Because the only 'experience' needed to understand the definition of bachelor is hearing the definition. You don't need to experience being a bachelor or ever meeting one to understand what a bachelor is. Maybe your point is that you need to experience the definition as in learning what it means?

I'm saying there is no synthesis without a transcendental structure, and no transcendental structure without synthesis (the output = experience).

Not necessarily, I'm not saying the content of an experience proves an a priori statement, but its form. Experience is formally identical to itself, but that form is not itself an item of experience.

I suppose I'm just repeating Kant's insights then

It really doesn’t matter. Anything true without reference to experience has nothing to tell us about experience.

>
I'm saying there is no synthesis without a transcendental structure
Yes, but said trascental structure is contentless: it merely operates the synthesis. Kant deals with it in the third section of the TD, it's called synthetic unity of apperception.
>no transcendental structure without synthesis (the output = experience)
Nope, the synthtic unity of apperception comes prior to synthesis, and as such we cannot experience it.

Kant is a swampy little ditch of quicksand. People wallow around in it pretending they can swim. Those of us who refuse to indulge in a muddy dip are confronted with the schoolboy game of being yelled at:"Kant! Kant!" to which we have to reply, "Won't! Won't!"

proves

I know it's contentless, that's why I distinguished between content and form of experience.

I suppose what I'm saying then is there'd be no CONCEPT of a transcendental synthesis itself, but that synthesis is necessarily operative whether it is for Kant or for Joe schmoe.

I suppose I don't really have any questions then.

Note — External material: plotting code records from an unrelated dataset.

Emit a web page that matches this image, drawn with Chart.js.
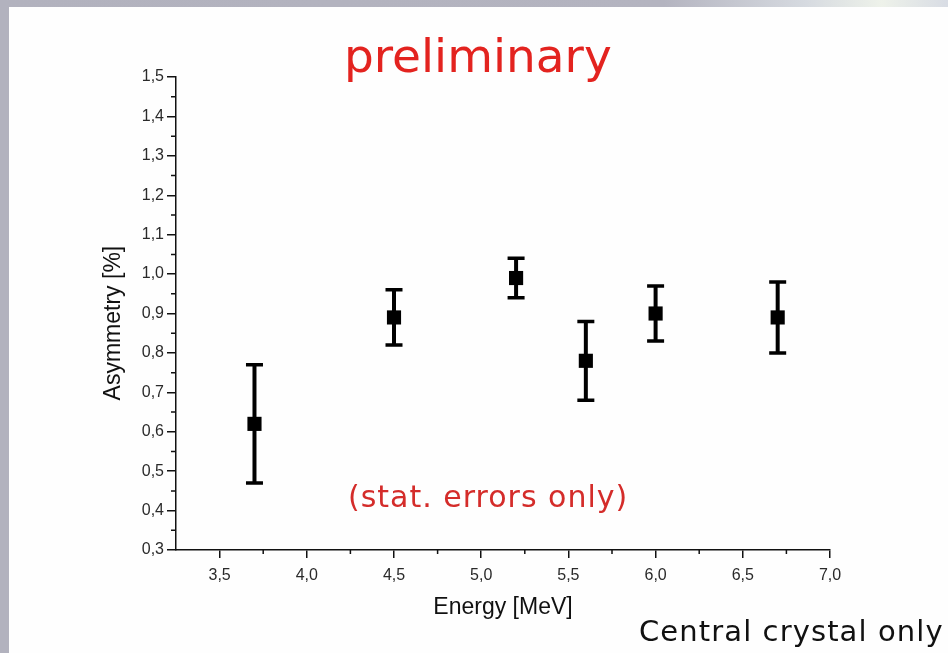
<!DOCTYPE html>
<html>
<head>
<meta charset="utf-8">
<script src="https://cdn.jsdelivr.net/npm/chart.js@4.4.1/dist/chart.umd.min.js"></script>
<style>
  html, body { margin: 0; padding: 0; }
  body { width: 948px; height: 653px; background: #b2b2be; position: relative; overflow: hidden; }
  #topstrip { position: absolute; left: 0; top: 0; width: 948px; height: 7px;
    background: linear-gradient(90deg, #b2b2be 0%, #b4b4c0 70%, #d6dae0 85%, #eef2ea 93%, #d8dce4 100%); }
  #panel { position: absolute; left: 9px; top: 7px; width: 939px; height: 646px; background: #fefefe; }
  #chart { position: absolute; left: 0; top: 0; }
  .note { position: absolute; font-family: "DejaVu Sans", sans-serif; line-height: 1; white-space: nowrap; }
  #prelim { left: 344px; top: 32px; font-size: 47px; color: #e3231f; }
  #stat { left: 348px; top: 482px; font-size: 30px; letter-spacing: 1px; color: #d42c2a; }
  #central { left: 639px; top: 617px; font-size: 29px; letter-spacing: 1.1px; color: #111; }
</style>
</head>
<body>
<div id="topstrip"></div>
<div id="panel"></div>
<canvas id="chart" width="948" height="653"></canvas>
<div class="note" id="prelim">preliminary</div>
<div class="note" id="stat">(stat. errors only)</div>
<div class="note" id="central">Central crystal only</div>
<script>
// Energy points and measured asymmetry with statistical errors
var energy = [3.7, 4.5, 5.2, 5.6, 6.0, 6.7];
var asymmetry = [0.62, 0.89, 0.99, 0.78, 0.90, 0.89];
var statError = [0.15, 0.07, 0.05, 0.10, 0.07, 0.09];

// Axis ticks
var xTicks = [3.5, 4.0, 4.5, 5.0, 5.5, 6.0, 6.5, 7.0];
var yTicks = [0.3, 0.4, 0.5, 0.6, 0.7, 0.8, 0.9, 1.0, 1.1, 1.2, 1.3, 1.4, 1.5];

function comma(v) { return Number(v).toFixed(1).replace('.', ','); }

// error bars + minor ticks, drawn through the chart scales
var errorBars = {
  id: 'errorBars',
  afterDatasetsDraw: function(chart) {
    var ctx = chart.ctx, xs = chart.scales.x, ys = chart.scales.y;
    ctx.save();
    ctx.strokeStyle = '#000';
    for (var i = 0; i < energy.length; i++) {
      var px = xs.getPixelForValue(energy[i]);
      var top = ys.getPixelForValue(asymmetry[i] + statError[i]);
      var bot = ys.getPixelForValue(asymmetry[i] - statError[i]);
      ctx.lineWidth = 4;
      ctx.beginPath(); ctx.moveTo(px, top); ctx.lineTo(px, bot); ctx.stroke();
      ctx.lineWidth = 3.5;
      ctx.beginPath();
      ctx.moveTo(px - 8.5, top); ctx.lineTo(px + 8.5, top);
      ctx.moveTo(px - 8.5, bot); ctx.lineTo(px + 8.5, bot);
      ctx.stroke();
    }
    // minor ticks halfway between majors
    ctx.lineWidth = 1.5;
    ctx.strokeStyle = '#111';
    ctx.beginPath();
    var base = chart.chartArea.bottom, left = chart.chartArea.left;
    for (var j = 0; j < xTicks.length - 1; j++) {
      var mx = xs.getPixelForValue((xTicks[j] + xTicks[j + 1]) / 2);
      ctx.moveTo(mx, base); ctx.lineTo(mx, base + 4);
    }
    for (var k = 0; k < yTicks.length - 1; k++) {
      var my = ys.getPixelForValue((yTicks[k] + yTicks[k + 1]) / 2);
      ctx.moveTo(left, my); ctx.lineTo(left - 5, my);
    }
    ctx.stroke();
    ctx.restore();
  }
};

var ctx = document.getElementById('chart').getContext('2d');
var chart = new Chart(ctx, {
  type: 'scatter',
  data: {
    datasets: [{
      label: 'Asymmetry',
      data: energy.map(function(e, i) { return { x: e, y: asymmetry[i] }; }),
      pointStyle: 'rect',
      pointRadius: 10,
      pointHoverRadius: 10,
      backgroundColor: '#000',
      borderWidth: 0
    }]
  },
  options: {
    responsive: false,
    animation: false,
    events: [],
    layout: { padding: { left: 99, top: 77, right: 118, bottom: 0 } },
    plugins: { legend: { display: false }, tooltip: { enabled: false } },
    scales: {
      x: {
        type: 'linear',
        min: 3.25,
        max: 7.0,
        afterBuildTicks: function(scale) { scale.ticks = xTicks.map(function(v) { return { value: v }; }); },
        afterFit: function(scale) { scale.height = 103; },
        grid: { drawOnChartArea: false, color: '#111', lineWidth: 1.5, tickLength: 8 },
        border: { display: true, color: '#111', width: 1.5 },
        ticks: {
          callback: function(v) { return comma(v); },
          font: { family: 'Liberation Sans, Arial, sans-serif', size: 16 },
          color: '#2a2a2a',
          padding: 8,
          maxRotation: 0,
          autoSkip: false
        },
        title: {
          display: true,
          text: 'Energy [MeV]',
          font: { family: 'Liberation Sans, Arial, sans-serif', size: 23 },
          color: '#111',
          padding: { top: 4, bottom: 32 }
        }
      },
      y: {
        type: 'linear',
        min: 0.3,
        max: 1.5,
        afterBuildTicks: function(scale) { scale.ticks = yTicks.map(function(v) { return { value: v }; }); },
        afterFit: function(scale) { scale.width = 77; },
        grid: { drawOnChartArea: false, color: '#111', lineWidth: 1.5, tickLength: 9 },
        border: { display: true, color: '#111', width: 1.5 },
        ticks: {
          callback: function(v) { return comma(v); },
          font: { family: 'Liberation Sans, Arial, sans-serif', size: 16 },
          color: '#2a2a2a',
          padding: 3,
          autoSkip: false
        },
        title: {
          display: true,
          text: 'Asymmetry [%]   ',
          font: { family: 'Liberation Sans, Arial, sans-serif', size: 23 },
          color: '#111',
          padding: { top: 1, bottom: 4 }
        }
      }
    }
  },
  plugins: [errorBars]
});
</script>
</body>
</html>
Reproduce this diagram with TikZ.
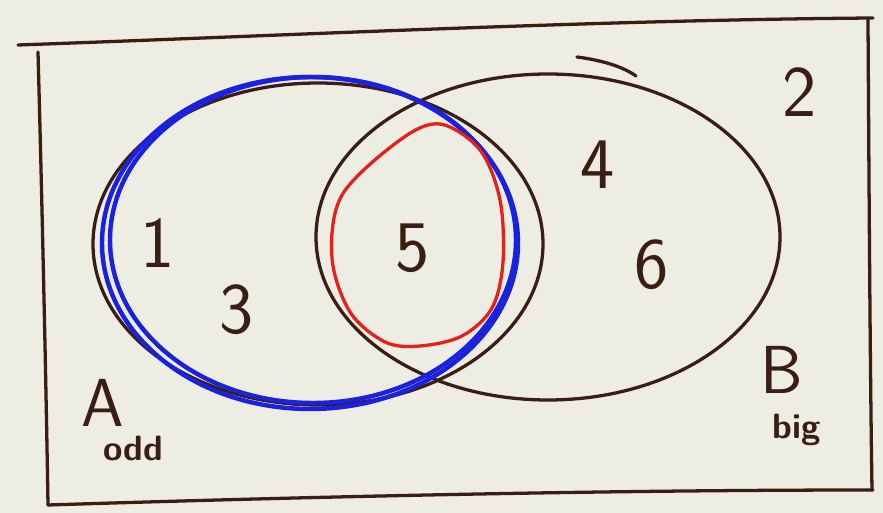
\documentclass[tikz,border=0pt]{standalone}
\usepackage{fontspec}
\definecolor{paper}{HTML}{EDEDE3}
\definecolor{ink}{HTML}{3A1E14}
\definecolor{penblue}{HTML}{1A22E0}
\definecolor{penred}{HTML}{E8201C}
\begin{document}
\begin{tikzpicture}[x=0.03cm,y=-0.03cm,
  inkline/.style={draw=ink,line width=2.8pt,line cap=round,line join=round},
  blueline/.style={draw=penblue,line width=3.8pt,line cap=round},
  redline/.style={draw=penred,line width=2.8pt,line join=round},
  digit/.style={text=ink,font=\sffamily\fontsize{62}{62}\selectfont,inner sep=0pt},
  lab/.style={text=ink,font=\sffamily\fontsize{58}{58}\selectfont,inner sep=0pt},
  sub/.style={text=ink,font=\sffamily\bfseries\fontsize{30}{30}\selectfont,inner sep=0pt}]
\fill[paper] (0,0) rectangle (883,513);
\useasboundingbox (0,0) rectangle (883,513);
% universe rectangle
\draw[inkline] (18,45) .. controls (300,35) and (600,20) .. (873,18);
\draw[inkline] (38,52) .. controls (42,200) and (46,380) .. (48,505);
\draw[inkline] (48,505) .. controls (300,497) and (600,490) .. (873,490);
\draw[inkline] (868,20) .. controls (869,180) and (870,360) .. (872,490);
% set B
\draw[inkline] (548,237) ellipse [x radius=232, y radius=163];
\draw[inkline] (577,57) .. controls (600,60) and (622,66) .. (636,76);
% set A
\draw[inkline] (318,244) ellipse [x radius=225, y radius=161];
% blue loop
\draw[blueline] (310,243) ellipse [x radius=208, y radius=166];
\draw[blueline] (313,240) ellipse [x radius=203, y radius=163];
% red loop
\draw[redline] plot[smooth cycle,tension=0.55] coordinates {
  (440,124) (480,150) (500,200) (503,262) (492,308) (462,336) (420,346)
  (385,342) (350,312) (332,258) (342,195) (400,140)};
% elements
\node[digit] (n1) at (158,243) {1};
\node[digit] (n3) at (237,310) {3};
\node[digit] (n5) at (413,248) {5};
\node[digit] (n4) at (598,165) {4};
\node[digit] (n6) at (652,265) {6};
\node[digit] (n2) at (800,92) {2};
% labels
\node[lab] (la) at (103,403) {A};
\node[sub] (lodd) at (133,448) {odd};
\node[lab] (lb) at (782,370) {B};
\node[sub] (lbig) at (797,430) {big};
\end{tikzpicture}
\end{document}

Not really, Kant is not that swampy. Also everything I've said is literally contained in the first 100 pages of the first critique. I'm not even going that deep into the system
By forms of experience you mean pure intuitions? In that case, they're contentless too.
>I suppose what I'm saying then is there'd be no CONCEPT of a transcendental synthesis itself, but that synthesis is necessarily operative whether it is for Kant or for Joe schmoe.
Pretty much, as long as Joe has an intellect (the 12 categories are shared by every possible finite rational being according to Kant, infinite rational being would intead think in relation to intellectual intuitions).

wtf are you yapping about

user, you need to be very aware of discursive analytical statements that are pure and those that needed experience of which then a priori an analytical statement can be made.
Body has expansion is a empirical analytical statement a priori. so is 2 = 2. pure synthetic statement that needs no experience but the knowledge that identity with itself is the same is a pure analytical statemnt that is true which 2=2 needs to base on to be true. These a priori pure truths are very few (to some only identity being the one) on which all other statements need to base on; for them to be true necessarily they need to be prior to Any experience. The only thing you could say is of these necessary statements (verstandesbegriffe) is that you can only know of them After experience since they are empty on their own and need content to mend by their form, so possibly we only know them by what we have experienced.
no spacial or temporal statement is pure analytical a priori though it may rely on a pure analytical a priori necessary statement.